::: THE INPUT :::
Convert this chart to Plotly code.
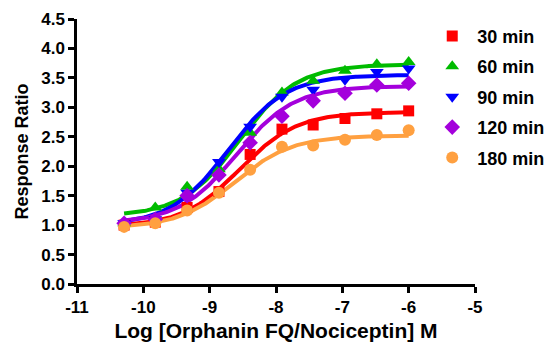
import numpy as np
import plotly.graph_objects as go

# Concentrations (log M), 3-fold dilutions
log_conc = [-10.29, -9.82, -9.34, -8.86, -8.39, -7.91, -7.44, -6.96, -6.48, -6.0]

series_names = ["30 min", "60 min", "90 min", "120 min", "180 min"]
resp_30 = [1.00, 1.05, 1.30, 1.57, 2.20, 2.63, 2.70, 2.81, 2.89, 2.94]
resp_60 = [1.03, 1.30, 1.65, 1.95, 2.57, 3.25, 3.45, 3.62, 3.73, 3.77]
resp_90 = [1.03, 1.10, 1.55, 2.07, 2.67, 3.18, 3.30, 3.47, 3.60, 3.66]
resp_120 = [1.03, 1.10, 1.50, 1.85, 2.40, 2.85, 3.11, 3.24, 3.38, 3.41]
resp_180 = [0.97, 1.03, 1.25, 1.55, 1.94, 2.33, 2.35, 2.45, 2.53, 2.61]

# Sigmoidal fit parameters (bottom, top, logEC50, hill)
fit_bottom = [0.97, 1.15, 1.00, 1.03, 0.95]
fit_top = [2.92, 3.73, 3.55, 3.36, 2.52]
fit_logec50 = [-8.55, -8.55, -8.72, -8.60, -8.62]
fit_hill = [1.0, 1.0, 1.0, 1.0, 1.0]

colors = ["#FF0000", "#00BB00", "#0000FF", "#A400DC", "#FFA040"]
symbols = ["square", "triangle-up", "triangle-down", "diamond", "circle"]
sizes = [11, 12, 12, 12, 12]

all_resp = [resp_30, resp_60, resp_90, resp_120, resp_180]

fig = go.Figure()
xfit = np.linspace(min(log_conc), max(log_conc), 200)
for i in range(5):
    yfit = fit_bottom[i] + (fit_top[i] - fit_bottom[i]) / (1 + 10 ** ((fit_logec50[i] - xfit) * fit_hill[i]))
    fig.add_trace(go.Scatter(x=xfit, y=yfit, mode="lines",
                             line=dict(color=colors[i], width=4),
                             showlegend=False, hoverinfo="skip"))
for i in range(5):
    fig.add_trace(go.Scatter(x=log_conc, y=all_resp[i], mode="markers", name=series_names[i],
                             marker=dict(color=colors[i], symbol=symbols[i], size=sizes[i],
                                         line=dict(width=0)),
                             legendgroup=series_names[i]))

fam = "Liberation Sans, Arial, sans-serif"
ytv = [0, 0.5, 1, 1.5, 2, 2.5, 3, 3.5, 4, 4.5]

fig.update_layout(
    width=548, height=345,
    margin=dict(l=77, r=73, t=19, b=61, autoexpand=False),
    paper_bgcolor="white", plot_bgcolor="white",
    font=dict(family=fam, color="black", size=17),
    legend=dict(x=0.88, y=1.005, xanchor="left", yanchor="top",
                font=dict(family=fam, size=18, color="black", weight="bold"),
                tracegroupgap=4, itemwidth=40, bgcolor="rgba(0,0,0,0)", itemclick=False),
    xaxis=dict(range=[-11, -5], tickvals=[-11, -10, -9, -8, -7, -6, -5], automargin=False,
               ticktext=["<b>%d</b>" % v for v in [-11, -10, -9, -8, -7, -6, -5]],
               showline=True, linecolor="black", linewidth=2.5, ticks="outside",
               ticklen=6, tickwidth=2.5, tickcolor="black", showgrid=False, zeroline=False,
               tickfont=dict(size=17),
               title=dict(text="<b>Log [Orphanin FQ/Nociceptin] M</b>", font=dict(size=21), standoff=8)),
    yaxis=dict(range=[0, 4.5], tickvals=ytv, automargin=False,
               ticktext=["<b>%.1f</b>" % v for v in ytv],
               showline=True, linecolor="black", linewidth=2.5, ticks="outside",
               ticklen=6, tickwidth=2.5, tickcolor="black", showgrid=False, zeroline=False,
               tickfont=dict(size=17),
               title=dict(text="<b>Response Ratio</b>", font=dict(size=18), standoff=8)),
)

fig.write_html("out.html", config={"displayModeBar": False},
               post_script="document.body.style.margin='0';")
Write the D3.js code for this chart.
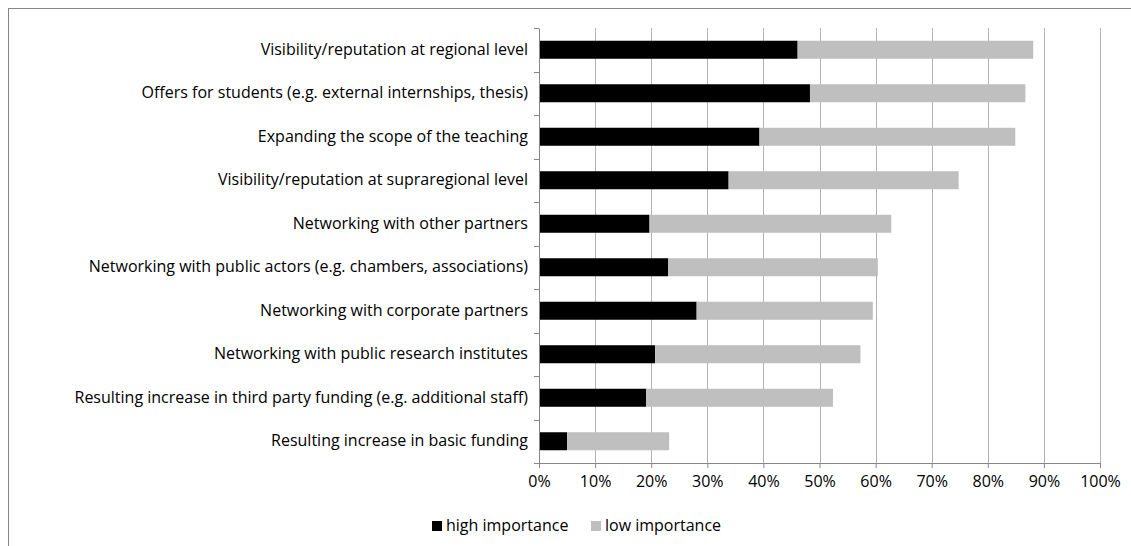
:::
## GOAL OF THE EXERCISE
Leave the pictures out and output the rest of the listing exactly.

## RESULT OF THE TASK
Convert this chart to Plotly code.
import numpy as np
import plotly.graph_objects as go

# Concentrations (log M), 3-fold dilutions
log_conc = [-10.29, -9.82, -9.34, -8.86, -8.39, -7.91, -7.44, -6.96, -6.48, -6.0]

series_names = ["30 min", "60 min", "90 min", "120 min", "180 min"]
resp_30 = [1.00, 1.05, 1.30, 1.57, 2.20, 2.63, 2.70, 2.81, 2.89, 2.94]
resp_60 = [1.03, 1.30, 1.65, 1.95, 2.57, 3.25, 3.45, 3.62, 3.73, 3.77]
resp_90 = [1.03, 1.10, 1.55, 2.07, 2.67, 3.18, 3.30, 3.47, 3.60, 3.66]
resp_120 = [1.03, 1.10, 1.50, 1.85, 2.40, 2.85, 3.11, 3.24, 3.38, 3.41]
resp_180 = [0.97, 1.03, 1.25, 1.55, 1.94, 2.33, 2.35, 2.45, 2.53, 2.61]

# Sigmoidal fit parameters (bottom, top, logEC50, hill)
fit_bottom = [0.97, 1.15, 1.00, 1.03, 0.95]
fit_top = [2.92, 3.73, 3.55, 3.36, 2.52]
fit_logec50 = [-8.55, -8.55, -8.72, -8.60, -8.62]
fit_hill = [1.0, 1.0, 1.0, 1.0, 1.0]

colors = ["#FF0000", "#00BB00", "#0000FF", "#A400DC", "#FFA040"]
symbols = ["square", "triangle-up", "triangle-down", "diamond", "circle"]
sizes = [11, 12, 12, 12, 12]

all_resp = [resp_30, resp_60, resp_90, resp_120, resp_180]

fig = go.Figure()
xfit = np.linspace(min(log_conc), max(log_conc), 200)
for i in range(5):
    yfit = fit_bottom[i] + (fit_top[i] - fit_bottom[i]) / (1 + 10 ** ((fit_logec50[i] - xfit) * fit_hill[i]))
    fig.add_trace(go.Scatter(x=xfit, y=yfit, mode="lines",
                             line=dict(color=colors[i], width=4),
                             showlegend=False, hoverinfo="skip"))
for i in range(5):
    fig.add_trace(go.Scatter(x=log_conc, y=all_resp[i], mode="markers", name=series_names[i],
                             marker=dict(color=colors[i], symbol=symbols[i], size=sizes[i],
                                         line=dict(width=0)),
                             legendgroup=series_names[i]))

fam = "Liberation Sans, Arial, sans-serif"
ytv = [0, 0.5, 1, 1.5, 2, 2.5, 3, 3.5, 4, 4.5]

fig.update_layout(
    width=548, height=345,
    margin=dict(l=77, r=73, t=19, b=61, autoexpand=False),
    paper_bgcolor="white", plot_bgcolor="white",
    font=dict(family=fam, color="black", size=17),
    legend=dict(x=0.88, y=1.005, xanchor="left", yanchor="top",
                font=dict(family=fam, size=18, color="black", weight="bold"),
                tracegroupgap=4, itemwidth=40, bgcolor="rgba(0,0,0,0)", itemclick=False),
    xaxis=dict(range=[-11, -5], tickvals=[-11, -10, -9, -8, -7, -6, -5], automargin=False,
               ticktext=["<b>%d</b>" % v for v in [-11, -10, -9, -8, -7, -6, -5]],
               showline=True, linecolor="black", linewidth=2.5, ticks="outside",
               ticklen=6, tickwidth=2.5, tickcolor="black", showgrid=False, zeroline=False,
               tickfont=dict(size=17),
               title=dict(text="<b>Log [Orphanin FQ/Nociceptin] M</b>", font=dict(size=21), standoff=8)),
    yaxis=dict(range=[0, 4.5], tickvals=ytv, automargin=False,
               ticktext=["<b>%.1f</b>" % v for v in ytv],
               showline=True, linecolor="black", linewidth=2.5, ticks="outside",
               ticklen=6, tickwidth=2.5, tickcolor="black", showgrid=False, zeroline=False,
               tickfont=dict(size=17),
               title=dict(text="<b>Response Ratio</b>", font=dict(size=18), standoff=8)),
)

fig.write_html("out.html", config={"displayModeBar": False},
               post_script="document.body.style.margin='0';")
Write the D3.js code for this chart.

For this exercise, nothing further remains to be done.